If somebody is looking for a very specific page, and they end up going to the root page of the new domain, that’s really not as useful. So what we recommend doing is doing a 301 redirect from the old page location to the new page location on the new site. And so the question is about whether there’s a limit to that. Can you do too many 301 redirects? What if I’ve got 100,000 pages on my site? Is there some cap that says I can’t do a 100,000 301 redirects? And the answer is no.
So that’s kind of helpful to know. We’ll look at as many pages as we’re willing to crawl on the old domain. And if we see a 301 redirect, then we’ll put that in the queue to crawl at the new location, and we’ll process that. Now just as a reminder, 301 redirects, or permanent redirects, should only be used when you’re truly migrating for all time in eternity. You’re not ever coming back. If it’s going to be temporary or you might undo it after a while, that’s a good opportunity to use a 302, or a temporary redirect.

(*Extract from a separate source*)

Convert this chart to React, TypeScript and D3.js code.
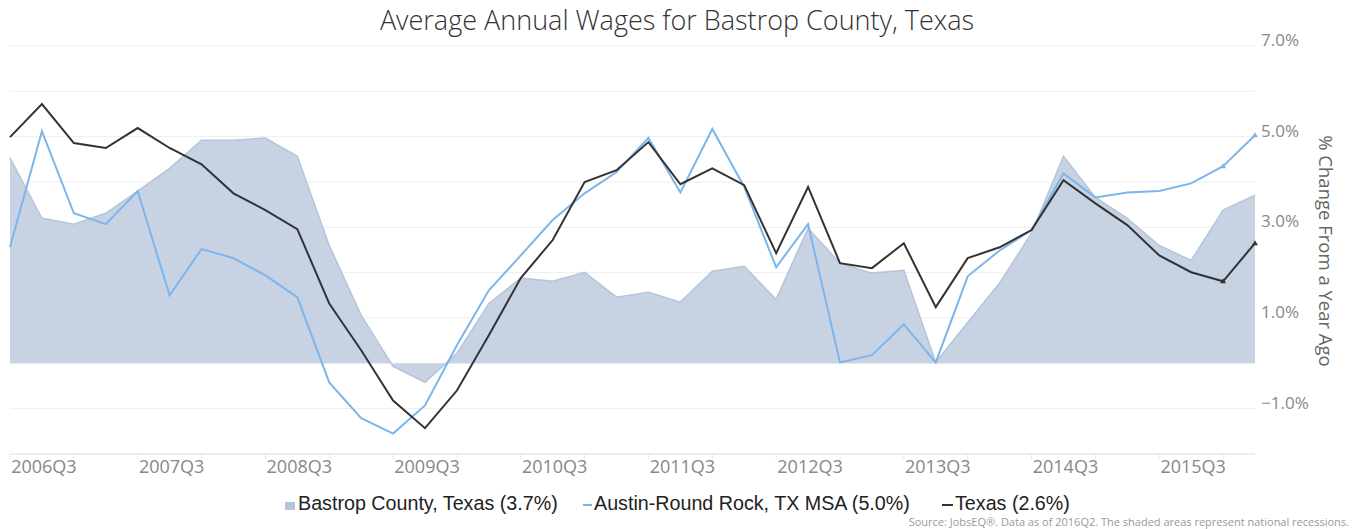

So you’ve got your 301 redirects. It’s totally fine to do it from every page. In fact, it’s better to do it from every page to the corresponding new page on the new site. There’s no limit on the number of 301 redirects that we’re willing to crawl within a site. But there is one limit that you should know about. Suppose you start on one page and you do a 301 redirect to another page, and then you do a 301 redirect to another page, and then, you can see what’s coming, you do a 301 redirect to another page and another page. At what point does Googlebot sort of stop and get busy and say, you know what? I’m done following redirects. If you can do it in one hop, that’s ideal. Right? Because then you don’t have to worry about people getting lost. The latency is much lower. All that sort of stuff.
But we are willing to follow multiple hops, multiple levels of redirects. At the same time, if you get too many, if you’re getting up to the four or five hops, then that’s starting to get a little bit dangerous, in the sense that Google might decide not to follow all of those redirects. So there’s no limit per page or per site. There’s no limit per site on the number of permanent 301 redirects that we’ll follow.

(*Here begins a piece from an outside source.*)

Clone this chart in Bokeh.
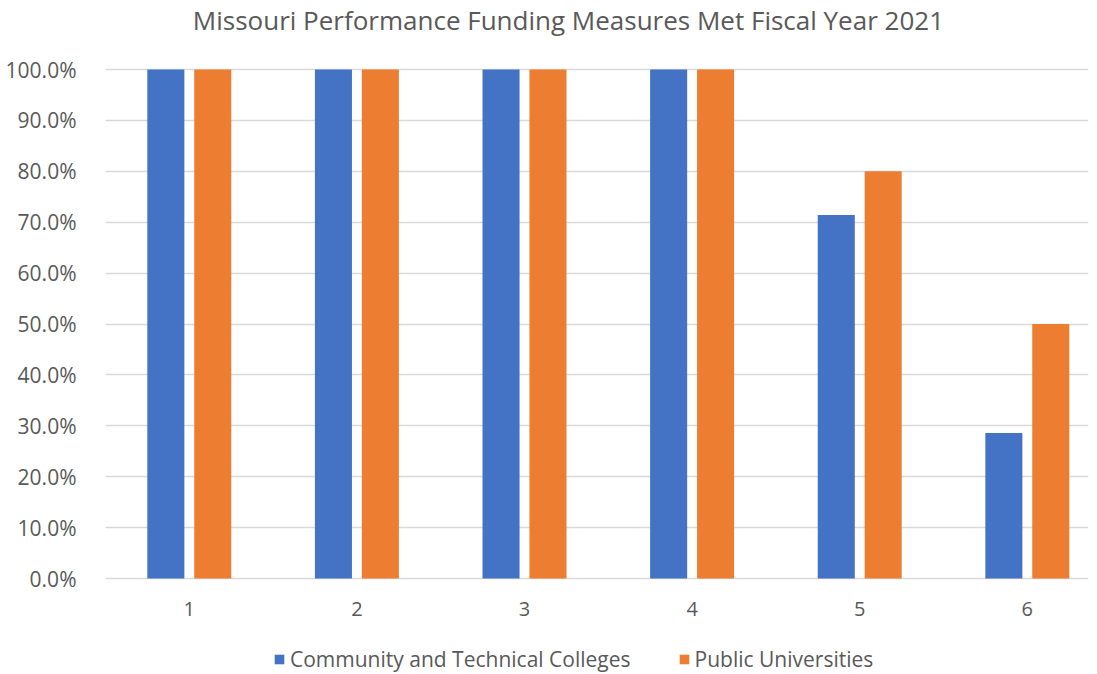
from bokeh.plotting import figure
from bokeh.models import (ColumnDataSource, FixedTicker, NumeralTickFormatter, Legend,
                          LegendItem, Range1d, Label)
from bokeh.core.properties import value
from bokeh.embed import file_html
from bokeh.resources import INLINE

categories = [1, 2, 3, 4, 5, 6]
category_labels = ["1", "2", "3", "4", "5", "6"]
series_names = ["Community and Technical Colleges", "Public Universities"]
community = [1.0, 1.0, 1.0, 1.0, 0.714, 0.286]
universities = [1.0, 1.0, 1.0, 1.0, 0.80, 0.50]
colors = ["#4472C4", "#ED7D31"]
y_ticks = [i / 10 for i in range(11)]
title_text = "Missouri Performance Funding Measures Met Fiscal Year 2021"

FONT = "Open Sans"
GREY = "#595959"

p = figure(width=1089, height=674, output_backend="svg", toolbar_location=None,
           x_range=Range1d(0.5, 6.365), y_range=Range1d(-0.1886, 1.1356),
           min_border_left=105, min_border_right=1, min_border_top=0, min_border_bottom=0)
p.outline_line_color = None
p.xaxis.visible = False

src = ColumnDataSource(dict(x=categories, a=community, b=universities,
                            xa=[c - 0.14 for c in categories], xb=[c + 0.14 for c in categories]))
r1 = p.vbar(x="xa", top="a", width=0.221, source=src, fill_color=colors[0], line_color=None)
r2 = p.vbar(x="xb", top="b", width=0.221, source=src, fill_color=colors[1], line_color=None)

# category labels under the baseline
lab_src = ColumnDataSource(dict(x=categories, y=[-0.059] * len(categories), t=category_labels))
p.text(x="x", y="y", text="t", source=lab_src, text_align="center", text_baseline="middle",
       text_font=value(FONT), text_font_size="20px", text_color=GREY)

p.yaxis.ticker = FixedTicker(ticks=y_ticks)
p.yaxis.formatter = NumeralTickFormatter(format="0.0%")
p.yaxis.axis_line_color = None
p.yaxis.major_tick_line_color = None
p.yaxis.minor_tick_line_color = None
p.yaxis.major_label_text_font = FONT
p.yaxis.major_label_text_font_size = "21px"
p.yaxis.major_label_text_color = GREY
p.yaxis.major_label_standoff = 23
p.xgrid.grid_line_color = None
p.ygrid.grid_line_color = "#D9D9D9"
p.ygrid.grid_line_width = 1.3

p.add_layout(Label(x=3.262, y=1.098, text=title_text, text_align="center",
                   text_baseline="middle", text_font=FONT, text_font_size="26px",
                   text_color=GREY))

legend = Legend(items=[LegendItem(label=series_names[0], renderers=[r1]),
                       LegendItem(label=series_names[1], renderers=[r2])],
                orientation="horizontal", location=(168, 1),
                glyph_width=12, glyph_height=12, spacing=47, label_standoff=5,
                label_text_font=FONT, label_text_font_size="21px", label_text_color=GREY,
                border_line_color=None, background_fill_alpha=0, margin=0, padding=0)
p.add_layout(legend, "center")

open("out.html", "w").write(file_html(p, INLINE))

So if you can keep that down to one or two, maybe three, that’s much better. Once you get five or six redirects in a row, in a chain, the odds are very, very low, close to zero, that Googlebot would actually follow all of those redirect hops to get to the new destination. So that’s just a very quick overview of how it works. I hope that explains things relatively well. And if can do those redirects to do the granularity of page level to page level, that’s a great user experience. And the page rank and those sorts of things should flow relatively well to the new site as well. And so everything should go pretty smoothly. Thanks very much.